With cross-border tobacco trade proving to be a dent on Malawi’s tobacco industry, the Tobacco Control Commission (TCC) has this year to put in place strategies to curb the practice.

Tobacco industry experts argue that cross-border sale of the leaf, which wires in more than half of the country’s foreign exchange earnings and contributes 13 percent to the national economy, reduces revenue and taxes the country accrues.

The industry regulator convened a high-level meeting in Blantyre comprising officials from the Malawi Defence Force (MDF), Financial Intelligence Unit (FIU), National Intelligence Bureau (NIB), tobacco growers and buyers to map the way forward in curbing the malpractice.

The meeting came against the background of Malawi losing $30 million [K13.5 billion, at the current exchange rates] annually through illicit tobacco trading, representing eight percent of $362 million revenue achieved in 2013.

TCC chief executive officer Bruce Munthali told Business News, on the sidelines of a tobacco field visit in Thyolo, that cross-border tobacco sale has the potential to kill the vibrant industry.

“The tobacco industry has suffered greatly due to cross-border tobacco trade. We have found out that there are a number of issues that contribute to this malpractice,” he said.

Munthali cited poor pricing of the leaf and congestion as some of the factors that force tobacco growers to smuggle their leaf outside the country.

On pricing, he said, the meeting agreed that prices offered to growers have to be in tandem with the cost of production and quality of the leaf to attract growers to sell their crop in Malawi.

Munthali also said most growers opt to cross the borders because of congestion at the country’s auction floors, a development that results in their tobacco staying longer before being sold.

One of the farmers, Dave Saywood, general manager of Chisapi Farm in Thyolo District, said pricing of the leaf has always been a major issue.

He said farmers invest a lot to grow the crop; hence need to be rewarded for their sweat in terms of good prices.

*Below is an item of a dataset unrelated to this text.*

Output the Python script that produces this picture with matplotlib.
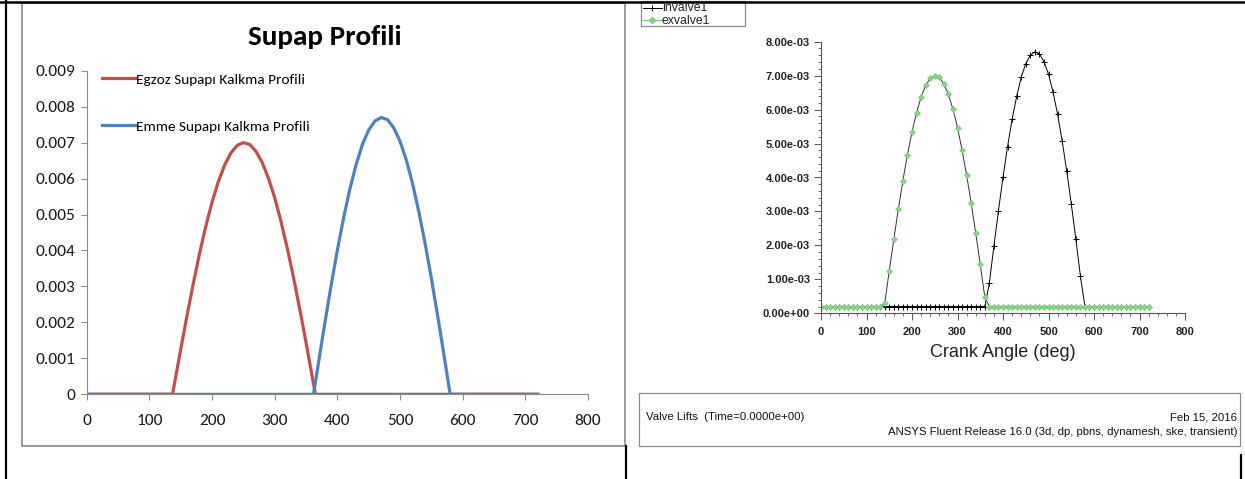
import numpy as np
import matplotlib
matplotlib.use("Agg")
import matplotlib.pyplot as plt
from matplotlib.patches import Rectangle
from matplotlib.ticker import FuncFormatter, MultipleLocator

# valve lift data (crank angle in deg, lift in m)
exhaust_open, exhaust_close = 137, 365
exhaust_deg = [140, 150, 160, 170, 180, 190, 200, 210, 220, 230, 240, 250,
               260, 270, 280, 290, 300, 310, 320, 330, 340, 350, 360]
exhaust_lift = [0.00029, 0.00125, 0.00218, 0.00307, 0.00391, 0.00467, 0.00534,
                0.00591, 0.00637, 0.00671, 0.00692, 0.00700, 0.00695, 0.00676,
                0.00645, 0.00601, 0.00547, 0.00481, 0.00407, 0.00325, 0.00237,
                0.00144, 0.00048]
intake_open, intake_close = 362, 580
intake_deg = [370, 380, 390, 400, 410, 420, 430, 440, 450, 460, 470, 480, 490,
              500, 510, 520, 530, 540, 550, 560, 570]
intake_lift = [0.00089, 0.00198, 0.00302, 0.00401, 0.00491, 0.00571, 0.00639,
               0.00695, 0.00735, 0.00760, 0.00770, 0.00764, 0.00741, 0.00704,
               0.00652, 0.00586, 0.00508, 0.00420, 0.00323, 0.00219, 0.00111]
cycle_end = 720
fluent_step = 10
fluent_min_lift = 0.0002

excel_title = "Supap Profili"
excel_labels = ["Egzoz Supapı Kalkma Profili", "Emme Supapı Kalkma Profili"]
excel_xticks = [0, 100, 200, 300, 400, 500, 600, 700, 800]
excel_yticks = [0, 0.001, 0.002, 0.003, 0.004, 0.005, 0.006, 0.007, 0.008, 0.009]
excel_yticklabels = ["0", "0.001", "0.002", "0.003", "0.004", "0.005",
                     "0.006", "0.007", "0.008", "0.009"]
fluent_labels = ["invalve1", "exvalve1"]
fluent_xlabel = "Crank Angle (deg)"
fluent_footer_left = "Valve Lifts  (Time=0.0000e+00)"
fluent_footer_date = "Feb 15, 2016"
fluent_footer_release = "ANSYS Fluent Release 16.0 (3d, dp, pbns, dynamesh, ske, transient)"

NARROW = ["Carlito", "Liberation Sans Narrow", "Lato", "DejaVu Sans"]
ARIAL = ["Liberation Sans", "DejaVu Sans"]
W, H = 1245, 479

# excel series: closed at zero outside the lift window
ex_x = [0, exhaust_open] + exhaust_deg + [exhaust_close, cycle_end]
ex_y = [0, 0] + exhaust_lift + [0, 0]
in_x = [0, intake_open] + intake_deg + [intake_close, cycle_end]
in_y = [0, 0] + intake_lift + [0, 0]

# fluent series: sampled every 10 deg with a minimum lift
fl_x = np.arange(0, cycle_end + 1, fluent_step)
fl_ex = np.full(len(fl_x), fluent_min_lift)
fl_ex[np.searchsorted(fl_x, exhaust_deg)] = np.maximum(exhaust_lift, fluent_min_lift)
fl_in = np.full(len(fl_x), fluent_min_lift)
fl_in[np.searchsorted(fl_x, intake_deg)] = np.maximum(intake_lift, fluent_min_lift)

fig = plt.figure(figsize=(W / 100, H / 100), dpi=100)
fig.patch.set_facecolor("white")

# background layer in pixel coordinates (table borders, boxes)
bg = fig.add_axes([0, 0, 1, 1], zorder=0)
bg.set_xlim(0, W)
bg.set_ylim(H, 0)
bg.axis("off")
bg.plot([0, W], [2, 2], color="black", lw=1.8)
bg.plot([6, 6], [0, H], color="black", lw=1.6)
bg.plot([626, 626], [446, H], color="black", lw=1.6)
bg.plot([1241, 1241], [455, H], color="black", lw=1.6)
bg.add_patch(Rectangle((22, 3), 603, 443, fill=False, ec="#8a8a8a", lw=1.2))
bg.add_patch(Rectangle((639, 393), 601, 53, fill=False, ec="#8a8a8a", lw=0.9))

# ---- left: Excel-style chart ----
ax1 = fig.add_axes([86.7 / W, 1 - 394.3 / H, 501.3 / W, 323.6 / H], zorder=1)
ax1.patch.set_alpha(0)
ax1.plot(ex_x, ex_y, color="#C0504D", lw=2.3, label=excel_labels[0],
         solid_joinstyle="round")
ax1.plot(in_x, in_y, color="#4F81BD", lw=2.3, label=excel_labels[1],
         solid_joinstyle="round")
ax1.set_xlim(0, 800)
ax1.set_ylim(0, 0.009)
ax1.set_xticks(excel_xticks)
ax1.set_xticklabels([str(v) for v in excel_xticks])
ax1.set_yticks(excel_yticks)
ax1.set_yticklabels(excel_yticklabels)
for s in ["top", "right"]:
    ax1.spines[s].set_visible(False)
for s in ["left", "bottom"]:
    ax1.spines[s].set_color("#8a8a8a")
    ax1.spines[s].set_linewidth(0.8)
ax1.tick_params(axis="both", direction="out", length=4, width=0.8, color="#8a8a8a",
                labelcolor="#1a1a1a", labelsize=12.5)
ax1.tick_params(axis="x", pad=10)
ax1.tick_params(axis="y", pad=4)
for lab in ax1.get_xticklabels() + ax1.get_yticklabels():
    lab.set_family(NARROW)
leg = ax1.legend(loc="upper left", bbox_to_anchor=(102 / W, 1 - 73 / H),
                 bbox_transform=fig.transFigure, frameon=False,
                 prop={"family": NARROW, "size": 11}, handlelength=2.15,
                 handletextpad=0.1, labelspacing=2.25, borderaxespad=0, borderpad=0)
fig.text(325 / W, 1 - 37 / H, excel_title, ha="center", va="center",
         family=NARROW, weight="bold", size=21)

# ---- right: Fluent-style chart ----
ax2 = fig.add_axes([821 / W, 1 - 313.3 / H, 364 / W, 271.6 / H], zorder=1)
ax2.patch.set_alpha(0)
ax2.plot(fl_x, fl_in, color="black", lw=0.7, marker="+", ms=4.5, mew=0.7)
ax2.plot(fl_x, fl_ex, color="#333333", lw=0.7, marker="D", ms=3,
         mfc="#86d686", mec="#74c874", mew=0.5)
ax2.set_xlim(0, 800)
ax2.set_ylim(0, 0.008)
ax2.xaxis.set_major_locator(MultipleLocator(100))
ax2.xaxis.set_minor_locator(MultipleLocator(20))
ax2.yaxis.set_major_locator(MultipleLocator(0.001))
ax2.yaxis.set_minor_locator(MultipleLocator(0.0002))
ax2.yaxis.set_major_formatter(FuncFormatter(lambda v, p: "%.2e" % v))
for s in ["top", "right"]:
    ax2.spines[s].set_visible(False)
for s in ["left", "bottom"]:
    ax2.spines[s].set_color("#555555")
    ax2.spines[s].set_linewidth(0.8)
ax2.tick_params(which="major", direction="out", length=5, width=0.7, color="#555555",
                labelcolor="#222222", labelsize=8, pad=3)
ax2.tick_params(axis="x", which="major", pad=5)
ax2.tick_params(which="minor", direction="out", length=2.5, width=0.6, color="#555555")
for lab in ax2.get_xticklabels() + ax2.get_yticklabels():
    lab.set_family(ARIAL)
    lab.set_weight("bold")
ax2.set_xlabel(fluent_xlabel, family=ARIAL, size=13, color="#222222", labelpad=5)

# Fluent legend box
bg.add_patch(Rectangle((641, 1), 104, 25, fill=False, ec="#8a8a8a", lw=0.9))
bg.plot([643, 662], [8, 8], color="black", lw=0.7)
bg.plot([652], [8], marker="+", color="black", ms=4.5, mew=0.7)
bg.plot([643, 662], [20, 20], color="#74c874", lw=0.9)
bg.plot([652], [20], marker="D", ms=3, mfc="#86d686", mec="#74c874")
bg.text(662, 8, fluent_labels[0], family=ARIAL, size=8.8, va="center", ha="left",
        color="#222222")
bg.text(662, 20.5, fluent_labels[1], family=ARIAL, size=8.8, va="center", ha="left",
        color="#222222")

# Fluent footer
bg.text(646, 417, fluent_footer_left, family=ARIAL, size=8.2, va="center", ha="left",
        color="#111111")
bg.text(1237, 417, fluent_footer_date, family=ARIAL, size=8.2, va="center", ha="right",
        color="#111111")
bg.text(1237, 432, fluent_footer_release, family=ARIAL, size=8.2, va="center",
        ha="right", color="#111111")

fig.savefig("out.png", dpi=100)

TCC data show that Malawi earned $330.9 million from tobacco exports between July and December 2013, a figure that accounted for 60 percent of all total earnings from tobacco, signifying that the leaf is still the number one export crop.

The leaf’s output this year is expected to jump by about 25 percent over last year when the country produced 168 million kg buoyed by good prices, particularly for burley tobacco, which has compelled more farmers to grow the crop.

During last year’s growing season, the Malawi Government adopted the Integrated Production System (IPS)—a system that combines tobacco growing and marketing strategies—in which 80 percent of the leaf was sold through the contract whereas the rest passed through the auction market.

This year, the TCC is maintaining this scenario despite Munthali saying there will be some deviations in terms of proportions, particularly for farmers who are not affiliated to any tobacco buying company and will be accommodated on the auction market.